LET THEM ENTERTAIN YOU Keri King, Bettysioux Taylor, and Lady Miss Iris. Photos: BY RICHARD MCCAFFREY |
It's just before 9 pm on a frigid Saturday, and the basement-turned-green room of the Perishable Theatre in Providence is positively swarming. Dozens of women (and a few men) in various states of undress chat with, scuttle past, and occasionally trip over each other in the cramped space as they prepare for Perishable's annual burlesque benefit, Jingle Belles and a Few Balls.
A woman clad in nothing but pasties and underwear is having her entire body slathered in green body paint in preparation for an outer space-themed act. The sheer volume of glitter in the room is astounding: it's on the floor, on the walls, glinting from the couch cushions, and it's definitely on the ladies.
This is Providence's burlesque revival, and from the looks of the flurry of activity here — and, minutes later, the show's enthusiastic, sold-out crowd — the movement is showing no signs of slowing down.
At the center of this particular room, and the revival in general, is a pixie-like 36-year-old known as Lady Miss Iris (like most of the other performers who spoke to the Phoenix, she prefers to use her stage name). Back in 2001, Iris became Providence's first neo-burlesque performer, and now she's the de facto den mother to the city's dozens of soloists and groups, coordinating shows like Jingle Belles, in addition to training new crops of dancers with her weekly class at Perishable, "From Bumps to Boas: Building Burlesque."
The way Iris explains it the following day, on the phone driving from Providence to Massachusetts on a quest for a particular shade of green eyeshadow ("there's a burlesque errand for you!," she giggles), burlesque is a combination of dance, comedy, music, and — yes — striptease, rooted in vaudeville traditions but now enjoying an undeniable rebirth, both here in Providence and nationwide.
While there are certainly a few hallmarks of the genre — cheeky humor, music, movement — beyond that basic framework, burlesque performance itself can take many different shapes. As Keri King, whose Danger Danger Birds first came on the scene in 2005, explains, "We look like many different things to many different people, and each show and each group is different."
Some burlesque troupes treat their acts more like skits, while others focus more on the dance and music aspect of the art form. Some dancers have distinct personas they stick to throughout every performance. Some acts, like King's, change costumes and characters with each new show: "We've been synchronized swimmers, mod assassins, flappers, and other times we've pulled more from a circus tradition or a vaudeville tradition."
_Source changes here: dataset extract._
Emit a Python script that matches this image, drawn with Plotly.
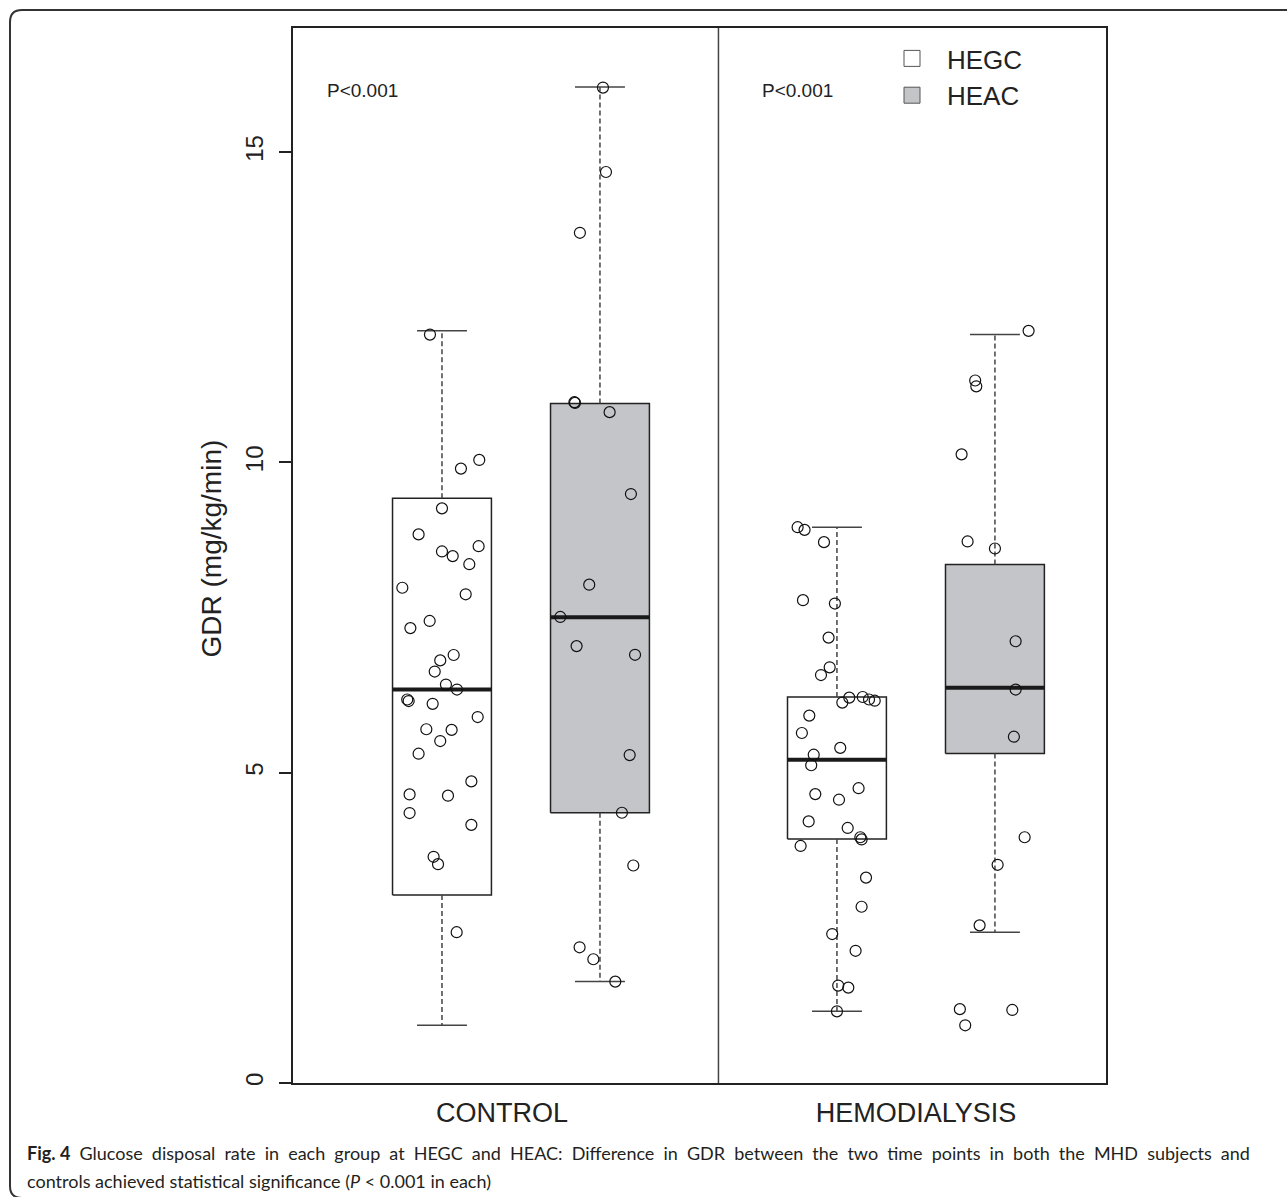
import plotly.graph_objects as go

# ---- box statistics (GDR, mg/kg/min) ----
group_labels = ["CONTROL", "HEMODIALYSIS"]
group_label_pos = [1.38, 4.0]
box_names = ["HEGC", "HEAC", "HEGC", "HEAC"]
box_pos = [1.0, 2.0, 3.5, 4.5]
box_low = [0.93, 1.634, 1.155, 2.43]
box_q1 = [3.03, 4.355, 3.93, 5.31]
box_med = [6.34, 7.505, 5.21, 6.37]
box_q3 = [9.424, 10.95, 6.22, 8.355]
box_upp = [12.12, 16.05, 8.956, 12.06]

# ---- individual subjects (value, horizontal jitter) ----
ctl_hegc = [12.06, 10.04, 9.90, 9.26, 8.84, 8.65, 8.565, 8.49, 8.36, 7.98, 7.875,
            7.445, 7.33, 6.897, 6.81, 6.63, 6.42, 6.34, 6.18, 6.155, 6.11, 5.897,
            5.70, 5.69, 5.51, 5.306, 4.86, 4.65, 4.63, 4.35, 4.16, 3.645, 3.526, 2.43]
ctl_hegc_jit = [-0.076, 0.236, 0.12, 0.0, -0.148, 0.232, 0.0, 0.068, 0.173, -0.251, 0.15,
                -0.078, -0.2, 0.074, -0.011, -0.046, 0.025, 0.095, -0.22, -0.211, -0.059, 0.226,
                -0.099, 0.061, -0.011, -0.148, 0.186, -0.205, 0.038, -0.205, 0.186, -0.053, -0.025, 0.093]

ctl_heac = [16.04, 14.68, 13.70, 10.97, 10.96, 10.81, 9.49, 8.03, 7.51, 7.04, 6.90,
            5.284, 4.355, 3.505, 2.187, 1.994, 1.634]
ctl_heac_jit = [0.019, 0.038, -0.127, -0.162, -0.158, 0.061, 0.196, -0.068, -0.251, -0.148, 0.222,
                0.188, 0.139, 0.211, -0.129, -0.042, 0.097]

hd_hegc = [8.956, 8.913, 8.715, 7.78, 7.726, 7.177, 6.698, 6.574, 6.21, 6.13, 6.22,
           6.18, 6.16, 5.92, 5.64, 5.40, 5.29, 5.12, 4.75, 4.655, 4.565, 4.215, 4.11,
           3.96, 3.925, 3.82, 3.31, 2.84, 2.40, 2.13, 1.57, 1.537, 1.155]
hd_hegc_jit = [-0.249, -0.205, -0.082, -0.215, -0.013, -0.053, -0.046, -0.101, 0.078, 0.034, 0.163,
               0.203, 0.239, -0.175, -0.222, 0.021, -0.147, -0.163, 0.137, -0.137, 0.013, -0.179, 0.068,
               0.148, 0.156, -0.23, 0.184, 0.156, -0.03, 0.118, 0.008, 0.072, 0.0]

hd_heac = [12.12, 11.32, 11.226, 10.13, 8.726, 8.613, 7.118, 6.34, 5.58, 3.96, 3.516,
           2.54, 1.19, 1.177, 0.93]
hd_heac_jit = [0.213, -0.125, -0.118, -0.211, -0.173, 0.0, 0.131, 0.131, 0.12, 0.188, 0.017,
               -0.097, -0.222, 0.11, -0.188]

points = [(ctl_hegc, ctl_hegc_jit), (ctl_heac, ctl_heac_jit),
          (hd_hegc, hd_hegc_jit), (hd_heac, hd_heac_jit)]

# caption; the first line is justified by widening each word gap
caption_line1_words = ["<b>Fig. 4</b>"] + (
    "Glucose disposal rate in each group at HEGC and HEAC: "
    "Difference in GDR between the two time points in both the MHD subjects and").split(" ")
caption_line2 = "controls achieved statistical significance (<i>P</i> &lt; 0.001 in each)"

# ---- styling ----
FONT = "Liberation Sans, Arial, sans-serif"
CAP_FONT = "Lato, sans-serif"
INK = "#222222"
FILL = {"HEGC": "#ffffff", "HEAC": "#c4c5c9"}
BOX_HALF = 0.313
CAP_HALF = 0.158

W, H = 1287, 1197
ML, MR, MT, MB = 293, 181, 28, 114
PW, PH = W - ML - MR, H - MT - MB


def px(x):
    return (x - ML) / PW


def py(y):
    return (H - MB - y) / PH


fig = go.Figure()

for i, c in enumerate(box_pos):
    name = box_names[i]
    # box body
    fig.add_trace(go.Scatter(
        x=[c - BOX_HALF, c + BOX_HALF, c + BOX_HALF, c - BOX_HALF, c - BOX_HALF],
        y=[box_q1[i], box_q1[i], box_q3[i], box_q3[i], box_q1[i]],
        mode="lines", fill="toself", fillcolor=FILL[name],
        line=dict(color=INK, width=1.5), showlegend=False, hoverinfo="skip"))
    # whiskers (dashed)
    for a, b in ((box_q3[i], box_upp[i]), (box_q1[i], box_low[i])):
        fig.add_trace(go.Scatter(
            x=[c, c], y=[a, b], mode="lines",
            line=dict(color="#444444", width=1.5, dash="5px,3px"),
            showlegend=False, hoverinfo="skip"))
    # staples
    for v in (box_upp[i], box_low[i]):
        fig.add_trace(go.Scatter(
            x=[c - CAP_HALF, c + CAP_HALF], y=[v, v], mode="lines",
            line=dict(color="#444444", width=1.5), showlegend=False, hoverinfo="skip"))
    # median
    fig.add_trace(go.Scatter(
        x=[c - BOX_HALF, c + BOX_HALF], y=[box_med[i], box_med[i]], mode="lines",
        line=dict(color="#1a1a1a", width=4), showlegend=False, hoverinfo="skip"))

# jittered subjects
for i, (vals, jit) in enumerate(points):
    fig.add_trace(go.Scatter(
        x=[box_pos[i] + j for j in jit], y=vals, mode="markers",
        marker=dict(symbol="circle-open", size=11, color="#111111", line=dict(width=1.2)),
        showlegend=False, hoverinfo="y"))

# legend entries
for name in ["HEGC", "HEAC"]:
    fig.add_trace(go.Scatter(
        x=[None], y=[None], mode="markers", name=name,
        marker=dict(symbol="square", size=18, color=FILL[name],
                    line=dict(color="#555555", width=1))))

divider = (box_pos[1] + box_pos[2]) / 2

shapes = [
    dict(type="line", xref="x", yref="paper", x0=divider, x1=divider, y0=0, y1=1,
         line=dict(color="#444444", width=1.5)),
]

# rounded outer frame around figure and caption
r = 12
fx0, fy0, fy1, fx1 = 10, 10, 1198, 1300
path = (f"M {px(fx1)},{py(fy0)} L {px(fx0 + r)},{py(fy0)} "
        f"Q {px(fx0)},{py(fy0)} {px(fx0)},{py(fy0 + r)} "
        f"L {px(fx0)},{py(fy1 - r)} "
        f"Q {px(fx0)},{py(fy1)} {px(fx0 + r)},{py(fy1)} "
        f"L {px(fx1)},{py(fy1)}")
shapes.append(dict(type="path", xref="paper", yref="paper", path=path,
                   line=dict(color="#333333", width=2)))

annotations = [
    dict(x=0.5, y=16.0, xref="x", yref="y", text="P&lt;0.001", showarrow=False,
         font=dict(family=FONT, size=19, color=INK)),
    dict(x=3.25, y=16.0, xref="x", yref="y", text="P&lt;0.001", showarrow=False,
         font=dict(family=FONT, size=19, color=INK)),
    dict(x=px(193), y=py(549), xref="paper", yref="paper", text="GDR (mg/kg/min)",
         textangle=-90, showarrow=False, font=dict(family=FONT, size=28, color=INK)),
    dict(x=px(25), y=py(1153), xref="paper", yref="paper", xanchor="left", yanchor="middle",
         text=" \u2005".join(caption_line1_words), showarrow=False, align="left",
         font=dict(family=CAP_FONT, size=18, color="#231f20")),
    dict(x=px(25), y=py(1181), xref="paper", yref="paper", xanchor="left", yanchor="middle",
         text=caption_line2, showarrow=False, align="left",
         font=dict(family=CAP_FONT, size=18, color="#231f20")),
]

fig.update_layout(
    width=W, height=H,
    margin=dict(l=ML, r=MR, t=MT, b=MB),
    paper_bgcolor="white", plot_bgcolor="white",
    font=dict(family=FONT, color=INK),
    shapes=shapes, annotations=annotations,
    legend=dict(x=px(877), y=py(35), xanchor="left", yanchor="top",
                bgcolor="rgba(0,0,0,0)", font=dict(family=FONT, size=26, color=INK),
                tracegroupgap=0, itemwidth=60),
    xaxis=dict(range=[0.057, 5.203], showgrid=False, zeroline=False,
               showline=True, mirror=True, linecolor=INK, linewidth=2,
               tickmode="array", tickvals=group_label_pos, ticktext=group_labels,
               ticks="", tickfont=dict(family=FONT, size=27, color=INK),
               ticklabelstandoff=5),
    yaxis=dict(range=[0, 17.0], showgrid=False, zeroline=False,
               showline=True, mirror=True, linecolor=INK, linewidth=2,
               tickmode="array", tickvals=[0, 5, 10, 15], ticktext=["0", "5", "10", "15"],
               ticks="outside", ticklen=12, tickwidth=1.5, tickcolor=INK,
               tickangle=-90, tickfont=dict(family=FONT, size=24, color=INK),
               ticklabelstandoff=6),
)

fig.write_html("out.html")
'FEATHERS AND SEQUINS AND SMILES AND CONFETTI'
Take Jingle Belles, for example, which features more than a half-dozen acts. Some performances are completely silent, a miming of sorts, while others are so dialogue-heavy they resemble stand-up comedy routines. There are robots, aliens and elves, and the audience — which runs the range from college students to older couples — is eating it up, hooting, hollering, and laughing out loud at every turn.